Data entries

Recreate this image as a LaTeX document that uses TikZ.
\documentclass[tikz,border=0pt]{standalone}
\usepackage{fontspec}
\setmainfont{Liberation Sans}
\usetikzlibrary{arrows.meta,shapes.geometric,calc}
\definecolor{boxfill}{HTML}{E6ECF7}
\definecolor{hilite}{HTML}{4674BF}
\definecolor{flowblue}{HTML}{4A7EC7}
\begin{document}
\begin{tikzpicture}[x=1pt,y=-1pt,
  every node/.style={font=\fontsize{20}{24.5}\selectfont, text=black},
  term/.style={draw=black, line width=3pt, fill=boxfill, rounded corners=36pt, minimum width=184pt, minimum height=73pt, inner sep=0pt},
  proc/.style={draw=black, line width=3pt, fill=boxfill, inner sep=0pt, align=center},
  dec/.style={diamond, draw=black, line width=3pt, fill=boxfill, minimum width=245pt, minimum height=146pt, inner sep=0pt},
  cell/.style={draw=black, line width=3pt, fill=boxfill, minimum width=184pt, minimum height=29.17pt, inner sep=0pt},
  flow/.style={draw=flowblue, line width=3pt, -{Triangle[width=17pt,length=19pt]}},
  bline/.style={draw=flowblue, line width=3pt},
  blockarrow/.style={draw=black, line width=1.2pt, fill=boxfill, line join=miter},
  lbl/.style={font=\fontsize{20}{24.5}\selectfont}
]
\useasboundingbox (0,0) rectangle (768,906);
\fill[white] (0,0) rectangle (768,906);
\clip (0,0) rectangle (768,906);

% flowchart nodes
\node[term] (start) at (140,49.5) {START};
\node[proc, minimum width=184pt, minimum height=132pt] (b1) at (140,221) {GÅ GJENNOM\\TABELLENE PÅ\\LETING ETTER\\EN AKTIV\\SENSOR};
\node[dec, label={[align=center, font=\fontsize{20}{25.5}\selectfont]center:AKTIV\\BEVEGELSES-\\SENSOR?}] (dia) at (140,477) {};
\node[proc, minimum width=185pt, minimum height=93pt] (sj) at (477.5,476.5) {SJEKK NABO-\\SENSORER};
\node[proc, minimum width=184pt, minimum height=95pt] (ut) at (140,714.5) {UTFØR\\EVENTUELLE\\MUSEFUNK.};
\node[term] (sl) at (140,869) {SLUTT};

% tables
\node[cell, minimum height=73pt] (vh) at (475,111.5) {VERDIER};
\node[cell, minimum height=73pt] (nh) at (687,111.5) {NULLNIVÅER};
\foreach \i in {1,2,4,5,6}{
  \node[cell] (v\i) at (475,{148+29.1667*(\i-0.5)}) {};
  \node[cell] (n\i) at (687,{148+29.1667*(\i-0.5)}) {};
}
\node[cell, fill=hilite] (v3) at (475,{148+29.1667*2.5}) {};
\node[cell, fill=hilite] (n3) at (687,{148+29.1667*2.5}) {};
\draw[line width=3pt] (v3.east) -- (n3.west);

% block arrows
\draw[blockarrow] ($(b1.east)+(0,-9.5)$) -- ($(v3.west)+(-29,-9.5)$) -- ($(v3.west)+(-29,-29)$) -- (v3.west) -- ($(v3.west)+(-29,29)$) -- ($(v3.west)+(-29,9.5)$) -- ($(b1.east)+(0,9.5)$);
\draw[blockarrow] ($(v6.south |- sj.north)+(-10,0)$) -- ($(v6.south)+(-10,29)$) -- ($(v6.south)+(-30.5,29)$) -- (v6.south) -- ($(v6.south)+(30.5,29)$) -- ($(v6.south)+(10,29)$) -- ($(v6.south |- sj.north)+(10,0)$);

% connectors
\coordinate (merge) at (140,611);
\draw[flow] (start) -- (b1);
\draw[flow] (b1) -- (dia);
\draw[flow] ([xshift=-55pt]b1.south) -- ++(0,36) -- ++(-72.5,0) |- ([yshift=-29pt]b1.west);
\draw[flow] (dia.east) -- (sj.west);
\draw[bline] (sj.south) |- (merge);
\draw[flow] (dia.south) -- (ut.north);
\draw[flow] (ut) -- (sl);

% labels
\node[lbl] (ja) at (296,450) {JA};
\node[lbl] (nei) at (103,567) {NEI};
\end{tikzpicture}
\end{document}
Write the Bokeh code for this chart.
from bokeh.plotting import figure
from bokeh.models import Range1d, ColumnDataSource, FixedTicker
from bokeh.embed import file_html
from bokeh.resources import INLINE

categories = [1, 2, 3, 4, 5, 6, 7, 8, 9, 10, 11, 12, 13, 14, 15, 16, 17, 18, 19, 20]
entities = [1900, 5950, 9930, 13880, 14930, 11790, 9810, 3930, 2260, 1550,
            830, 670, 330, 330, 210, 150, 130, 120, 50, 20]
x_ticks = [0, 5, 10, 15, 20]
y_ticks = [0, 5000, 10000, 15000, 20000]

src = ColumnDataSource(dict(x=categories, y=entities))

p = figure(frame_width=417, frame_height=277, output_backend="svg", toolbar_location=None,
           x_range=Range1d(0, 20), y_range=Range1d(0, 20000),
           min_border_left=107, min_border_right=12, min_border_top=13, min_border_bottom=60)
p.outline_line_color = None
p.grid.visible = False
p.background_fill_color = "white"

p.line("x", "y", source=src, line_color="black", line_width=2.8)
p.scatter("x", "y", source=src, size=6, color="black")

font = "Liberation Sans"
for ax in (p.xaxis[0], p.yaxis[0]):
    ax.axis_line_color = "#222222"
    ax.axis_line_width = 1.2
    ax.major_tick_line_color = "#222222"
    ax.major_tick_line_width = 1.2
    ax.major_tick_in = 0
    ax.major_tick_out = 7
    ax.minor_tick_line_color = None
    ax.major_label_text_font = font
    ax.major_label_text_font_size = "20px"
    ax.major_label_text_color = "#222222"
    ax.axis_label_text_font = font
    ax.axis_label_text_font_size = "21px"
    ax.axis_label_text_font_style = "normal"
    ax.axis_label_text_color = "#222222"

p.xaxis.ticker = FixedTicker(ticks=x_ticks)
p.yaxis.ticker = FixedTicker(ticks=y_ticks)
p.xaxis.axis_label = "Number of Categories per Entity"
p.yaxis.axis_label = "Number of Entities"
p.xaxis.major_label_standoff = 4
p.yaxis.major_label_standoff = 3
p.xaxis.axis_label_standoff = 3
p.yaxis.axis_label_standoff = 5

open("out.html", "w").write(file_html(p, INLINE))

THE EXERCISE: The answer should consist of the lines from the first line of the entries through the line with "(sl) at (140,869)", copied exactly.

RESPONSE TO THE TASK:
Recreate this image as a LaTeX document that uses TikZ.
\documentclass[tikz,border=0pt]{standalone}
\usepackage{fontspec}
\setmainfont{Liberation Sans}
\usetikzlibrary{arrows.meta,shapes.geometric,calc}
\definecolor{boxfill}{HTML}{E6ECF7}
\definecolor{hilite}{HTML}{4674BF}
\definecolor{flowblue}{HTML}{4A7EC7}
\begin{document}
\begin{tikzpicture}[x=1pt,y=-1pt,
  every node/.style={font=\fontsize{20}{24.5}\selectfont, text=black},
  term/.style={draw=black, line width=3pt, fill=boxfill, rounded corners=36pt, minimum width=184pt, minimum height=73pt, inner sep=0pt},
  proc/.style={draw=black, line width=3pt, fill=boxfill, inner sep=0pt, align=center},
  dec/.style={diamond, draw=black, line width=3pt, fill=boxfill, minimum width=245pt, minimum height=146pt, inner sep=0pt},
  cell/.style={draw=black, line width=3pt, fill=boxfill, minimum width=184pt, minimum height=29.17pt, inner sep=0pt},
  flow/.style={draw=flowblue, line width=3pt, -{Triangle[width=17pt,length=19pt]}},
  bline/.style={draw=flowblue, line width=3pt},
  blockarrow/.style={draw=black, line width=1.2pt, fill=boxfill, line join=miter},
  lbl/.style={font=\fontsize{20}{24.5}\selectfont}
]
\useasboundingbox (0,0) rectangle (768,906);
\fill[white] (0,0) rectangle (768,906);
\clip (0,0) rectangle (768,906);

% flowchart nodes
\node[term] (start) at (140,49.5) {START};
\node[proc, minimum width=184pt, minimum height=132pt] (b1) at (140,221) {GÅ GJENNOM\\TABELLENE PÅ\\LETING ETTER\\EN AKTIV\\SENSOR};
\node[dec, label={[align=center, font=\fontsize{20}{25.5}\selectfont]center:AKTIV\\BEVEGELSES-\\SENSOR?}] (dia) at (140,477) {};
\node[proc, minimum width=185pt, minimum height=93pt] (sj) at (477.5,476.5) {SJEKK NABO-\\SENSORER};
\node[proc, minimum width=184pt, minimum height=95pt] (ut) at (140,714.5) {UTFØR\\EVENTUELLE\\MUSEFUNK.};
\node[term] (sl) at (140,869) {SLUTT};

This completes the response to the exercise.